Motivation is a photography blog that discusses the creative aspects of photography. The posts will include thoughts about images and their interpretation, photographers and their work, technique, workflow, my ongoing projects, and perhaps even the occasional off topic rant.

Canvas Printing And Gallery Wraps II

In my last post, I started to describe my experienece learning to print on canvas.  To summarize, I was really quite pleased with the appearance of my first print on Breathing Color's Lyve canvas, and had reached the point where I was going to discuss applying the varnish. Fear of having to deal with varnishing was one of the biggest reasons that I put off trying to print on canvas for so long; I suspect there are many would-be canvas printers that are likewise concerned.  The long and the short of it is this. Yes, varnishing is a bit of a pain in the butt for folks who are printing in their spare time.....but in the end the time spent is well worth it.

First of all, why varnish?  Varnishing provides a layer of protection to the bare print since it will not be behind glass.  It seals in the ink and prevents it from rubbing off and from cracking when the canvas is folded to make the gallery wrap.  It also protects the print from UV induced fading.  Finally, an added benefit is that it tends, to some degree, to deepen the balcks, saturate the colors, and give the canvas more 'depth'.

On to the specifics.  There are basically three ways to apply varnish: from a spray can, via a roller, and using an HVLP spray system.  I won't touch on using a spray can since Breathing Color recommends their Timeless (or Glamour II) varnish for use with Lyve canvas, and this can only be applied via roller or HVLP.

I was initially planning to use the roller method (Breathing color supplies a teaching video on how to apply their varnish using a foam roller) despite the fact that my research suggested that the method seemed to have a significant learning curve to get really nice and consistent results. My reason for planning on using the roller was that it seemed like there would be an even steeper learning curve to using an HVLP gun application....and, besides, the HVLP system recommended by Breathing Color costs close to $600.  Nonetheless, I decided to go with HVLP.

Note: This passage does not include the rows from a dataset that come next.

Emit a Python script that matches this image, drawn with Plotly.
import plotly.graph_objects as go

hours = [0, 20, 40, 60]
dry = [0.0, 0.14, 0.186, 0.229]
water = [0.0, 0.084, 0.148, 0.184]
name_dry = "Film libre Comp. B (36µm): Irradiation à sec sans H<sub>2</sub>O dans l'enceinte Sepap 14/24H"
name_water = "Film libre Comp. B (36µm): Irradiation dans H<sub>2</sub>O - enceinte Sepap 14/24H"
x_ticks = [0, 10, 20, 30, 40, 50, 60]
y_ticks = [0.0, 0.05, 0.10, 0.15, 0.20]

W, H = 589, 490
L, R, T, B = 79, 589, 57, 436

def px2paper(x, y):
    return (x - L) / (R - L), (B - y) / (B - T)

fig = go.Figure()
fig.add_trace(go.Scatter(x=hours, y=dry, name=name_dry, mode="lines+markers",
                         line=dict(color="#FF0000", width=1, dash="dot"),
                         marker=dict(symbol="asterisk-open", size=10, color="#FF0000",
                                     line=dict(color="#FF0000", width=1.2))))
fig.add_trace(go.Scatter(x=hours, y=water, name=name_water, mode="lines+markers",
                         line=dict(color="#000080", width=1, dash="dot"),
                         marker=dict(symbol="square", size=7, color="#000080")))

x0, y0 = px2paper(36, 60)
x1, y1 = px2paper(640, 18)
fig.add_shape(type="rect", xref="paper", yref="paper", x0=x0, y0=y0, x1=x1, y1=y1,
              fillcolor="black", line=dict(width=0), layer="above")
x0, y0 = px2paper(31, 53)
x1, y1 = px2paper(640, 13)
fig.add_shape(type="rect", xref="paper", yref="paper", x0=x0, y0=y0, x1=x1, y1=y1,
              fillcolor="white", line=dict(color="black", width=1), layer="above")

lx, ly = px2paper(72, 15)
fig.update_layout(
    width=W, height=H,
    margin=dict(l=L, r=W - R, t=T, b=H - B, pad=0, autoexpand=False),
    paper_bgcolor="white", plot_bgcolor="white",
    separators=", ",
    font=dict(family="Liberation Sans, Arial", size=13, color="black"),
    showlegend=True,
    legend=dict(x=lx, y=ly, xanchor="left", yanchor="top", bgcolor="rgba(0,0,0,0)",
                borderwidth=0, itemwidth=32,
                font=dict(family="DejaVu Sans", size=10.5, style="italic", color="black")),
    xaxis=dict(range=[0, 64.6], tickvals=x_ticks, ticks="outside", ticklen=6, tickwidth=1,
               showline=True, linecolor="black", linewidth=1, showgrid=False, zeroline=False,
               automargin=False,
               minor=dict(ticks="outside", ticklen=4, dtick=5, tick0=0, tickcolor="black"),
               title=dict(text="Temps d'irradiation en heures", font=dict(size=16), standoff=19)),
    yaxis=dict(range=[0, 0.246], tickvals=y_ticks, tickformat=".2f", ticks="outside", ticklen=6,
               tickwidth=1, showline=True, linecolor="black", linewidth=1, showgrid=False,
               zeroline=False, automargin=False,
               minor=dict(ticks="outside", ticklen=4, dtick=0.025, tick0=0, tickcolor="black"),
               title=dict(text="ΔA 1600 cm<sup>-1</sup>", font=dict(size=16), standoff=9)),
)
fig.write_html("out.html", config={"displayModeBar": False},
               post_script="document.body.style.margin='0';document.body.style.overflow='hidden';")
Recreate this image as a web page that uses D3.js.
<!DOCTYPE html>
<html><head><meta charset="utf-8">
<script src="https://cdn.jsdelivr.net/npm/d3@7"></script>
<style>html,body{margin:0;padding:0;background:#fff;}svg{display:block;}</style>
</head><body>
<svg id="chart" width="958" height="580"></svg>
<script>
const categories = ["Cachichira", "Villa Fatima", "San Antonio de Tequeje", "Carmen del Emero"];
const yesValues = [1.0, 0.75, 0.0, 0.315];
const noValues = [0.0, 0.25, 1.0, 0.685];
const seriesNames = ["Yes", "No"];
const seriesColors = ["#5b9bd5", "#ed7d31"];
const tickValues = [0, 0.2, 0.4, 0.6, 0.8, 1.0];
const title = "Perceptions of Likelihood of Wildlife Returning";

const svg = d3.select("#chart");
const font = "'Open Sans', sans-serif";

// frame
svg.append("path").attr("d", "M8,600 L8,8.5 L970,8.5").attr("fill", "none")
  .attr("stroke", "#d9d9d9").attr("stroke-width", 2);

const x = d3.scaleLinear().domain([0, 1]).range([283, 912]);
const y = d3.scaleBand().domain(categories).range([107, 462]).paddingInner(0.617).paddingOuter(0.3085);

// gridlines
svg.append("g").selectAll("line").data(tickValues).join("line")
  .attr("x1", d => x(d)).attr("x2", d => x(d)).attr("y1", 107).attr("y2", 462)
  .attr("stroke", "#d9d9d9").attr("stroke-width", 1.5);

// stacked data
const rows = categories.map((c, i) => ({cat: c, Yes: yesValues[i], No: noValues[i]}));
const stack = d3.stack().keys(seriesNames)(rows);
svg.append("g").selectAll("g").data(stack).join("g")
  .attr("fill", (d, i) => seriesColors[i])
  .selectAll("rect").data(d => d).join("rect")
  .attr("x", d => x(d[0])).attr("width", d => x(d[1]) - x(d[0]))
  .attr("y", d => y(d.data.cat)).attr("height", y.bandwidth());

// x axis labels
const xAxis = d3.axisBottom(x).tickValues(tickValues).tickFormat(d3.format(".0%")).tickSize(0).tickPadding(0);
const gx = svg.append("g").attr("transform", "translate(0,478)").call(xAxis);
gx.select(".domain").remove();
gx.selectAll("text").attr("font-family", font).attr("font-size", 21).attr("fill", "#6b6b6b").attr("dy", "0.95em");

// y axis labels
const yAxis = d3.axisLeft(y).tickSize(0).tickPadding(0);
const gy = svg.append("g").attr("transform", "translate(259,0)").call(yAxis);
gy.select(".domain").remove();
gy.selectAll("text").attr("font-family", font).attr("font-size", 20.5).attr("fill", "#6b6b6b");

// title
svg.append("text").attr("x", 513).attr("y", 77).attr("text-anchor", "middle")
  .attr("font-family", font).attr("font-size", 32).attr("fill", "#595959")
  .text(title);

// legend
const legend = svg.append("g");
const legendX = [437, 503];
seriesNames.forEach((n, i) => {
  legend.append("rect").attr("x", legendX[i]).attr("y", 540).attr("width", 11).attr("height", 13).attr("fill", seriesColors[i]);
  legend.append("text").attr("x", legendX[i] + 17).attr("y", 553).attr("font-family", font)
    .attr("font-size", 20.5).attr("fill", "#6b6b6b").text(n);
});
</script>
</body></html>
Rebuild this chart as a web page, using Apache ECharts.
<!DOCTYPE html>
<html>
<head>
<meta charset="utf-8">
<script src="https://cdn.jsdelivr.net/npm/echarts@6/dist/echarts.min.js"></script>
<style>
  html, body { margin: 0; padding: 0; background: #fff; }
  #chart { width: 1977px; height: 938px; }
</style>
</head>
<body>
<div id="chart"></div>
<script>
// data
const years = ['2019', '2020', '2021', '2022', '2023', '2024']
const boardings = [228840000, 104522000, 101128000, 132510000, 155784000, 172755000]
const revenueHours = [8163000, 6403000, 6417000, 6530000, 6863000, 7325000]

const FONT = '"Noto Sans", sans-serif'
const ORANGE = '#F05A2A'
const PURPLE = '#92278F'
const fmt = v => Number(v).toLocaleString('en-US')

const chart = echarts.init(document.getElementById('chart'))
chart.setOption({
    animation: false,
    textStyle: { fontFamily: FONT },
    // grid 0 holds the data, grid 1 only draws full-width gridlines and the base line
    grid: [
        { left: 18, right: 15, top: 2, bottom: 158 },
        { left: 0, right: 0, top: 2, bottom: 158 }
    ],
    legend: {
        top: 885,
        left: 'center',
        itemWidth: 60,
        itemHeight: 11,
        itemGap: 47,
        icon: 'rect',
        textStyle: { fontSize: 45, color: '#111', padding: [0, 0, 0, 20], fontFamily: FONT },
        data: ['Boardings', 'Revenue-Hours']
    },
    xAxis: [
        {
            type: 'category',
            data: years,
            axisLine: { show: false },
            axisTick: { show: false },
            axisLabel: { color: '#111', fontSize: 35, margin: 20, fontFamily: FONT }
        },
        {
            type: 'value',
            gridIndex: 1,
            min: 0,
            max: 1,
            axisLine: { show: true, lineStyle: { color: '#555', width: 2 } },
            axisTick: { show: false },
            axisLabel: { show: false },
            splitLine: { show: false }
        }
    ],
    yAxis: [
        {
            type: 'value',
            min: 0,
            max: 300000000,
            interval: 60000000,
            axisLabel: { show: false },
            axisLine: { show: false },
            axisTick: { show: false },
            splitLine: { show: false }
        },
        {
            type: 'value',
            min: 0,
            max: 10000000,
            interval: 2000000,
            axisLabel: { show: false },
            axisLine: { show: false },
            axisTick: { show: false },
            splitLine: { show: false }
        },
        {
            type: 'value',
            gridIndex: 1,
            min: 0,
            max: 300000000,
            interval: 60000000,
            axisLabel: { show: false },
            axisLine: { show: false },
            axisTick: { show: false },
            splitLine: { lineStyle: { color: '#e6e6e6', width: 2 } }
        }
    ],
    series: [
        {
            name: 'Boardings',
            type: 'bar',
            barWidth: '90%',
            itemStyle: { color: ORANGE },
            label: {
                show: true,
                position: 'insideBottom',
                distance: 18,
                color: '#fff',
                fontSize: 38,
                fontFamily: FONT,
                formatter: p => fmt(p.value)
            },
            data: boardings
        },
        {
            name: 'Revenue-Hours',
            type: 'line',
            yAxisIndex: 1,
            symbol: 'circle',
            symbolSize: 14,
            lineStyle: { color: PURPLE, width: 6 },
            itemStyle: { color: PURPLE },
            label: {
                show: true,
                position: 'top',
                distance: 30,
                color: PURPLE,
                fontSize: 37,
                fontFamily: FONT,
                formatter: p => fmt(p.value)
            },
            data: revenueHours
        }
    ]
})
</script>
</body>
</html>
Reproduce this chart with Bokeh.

What made me change my mind?  Two things.  The first was that after doing some internet based forum research (ain't the internet amazing), I found that people had succesfully used Timeless applied with a Wagner $68 HVLP gun without any problem whatsoever.  In addition, even though there was a learning curve, it was actually pretty easy to do and gave, for the most part, better and more consistent results than using a roller.  So off I went to Home Depot to get my $68 Wagner HVLP varnish applicator.

To be honest, at first I really didn't know what I was doing and it probably would have been wise to fill the sprayer with water and use a piece of newspaper as a target to get the feel of how to apply the spray.  Instead, I went right to it with a canvas print and it was a disaster.  But, having made a ton of mistakes with this first canvas, I also thought through how to avoid problems during the next attempt.  Reading through this thread about how to correctly apply the varnish with a Wagner HVLP sprayer was also extremely helpful.   Breathing Color also has a video about the spray application, though the thread I noted above was actually even more helpful.

The second and subsequent canvases went really well and I got a beautiful, smooth, professional looking finish.  Allow me to give a few tips that are very basic, but which I found quite useful:

1)  Adjust the little plastic screw on the trigger so that when you fully depress the trigger you get just beyond where the liquid starts to spray out (the liquid doesn't start to spray even when you can hear the air turbine until you depress the trigger to a certain level).  This will ensure that you get a fine, light mist.  This is particularly important for the initial coat or two.

2)  Tape or clip your canvas to a supportive board (at all 4 corners) when spraying, as the 'wind' generated by the gun will blow the canvas around a bit when coming in from the sides.  You don't want it flopping around.  I mount the canvas to a piece of pegboard and then put the pegboard on an easel.

3)  Start spraying well to one side or above the canvas (depending on what direction you are applying the coat) and, after you have a good flow going, make your pass across the canvas and don't stop until you have gone past the other side.  I just start my next pass without stopping at all. 

4)  Some folks recommended using a horizontal or vertical spray pattern.  I found that I got the best results just using a round pattern.

5)  Spray straight at the other words don't use your elbow as a fixed anchor and go side to side from there.  Instead, actually move your whole arm across the front of the canvas so that the spray is always approaching the canvas from a perpendicular viewpoint (helps obtain an even coat).

6)  First spray horizontally and then vertically to ensure complete even coverage. I wait 2 or 3 minutes between the directions and then repeat about 15 minutes later and then again 15 minutes after that.

6)  A finer, lighter coat is better.  To get a fine coat, I had to stand further back from the canvas than suggested in the teaching video above (which was not done using a Wagner).

7)  A finer, lighter coat is better.

8)  Did I mention that a finer, lighter coat is better?

9)  Clean the spray gun after using the varnish so that residual varnish doesn't dry and clog the gun.  The unused portion of the varnish can be poured back into the original container.  Breathing Color has assured me that the shelf life after opening is a year.

Varnishing sounds complicated and tricky.  It's not.  just give yourself one or two test canvases to practice on first.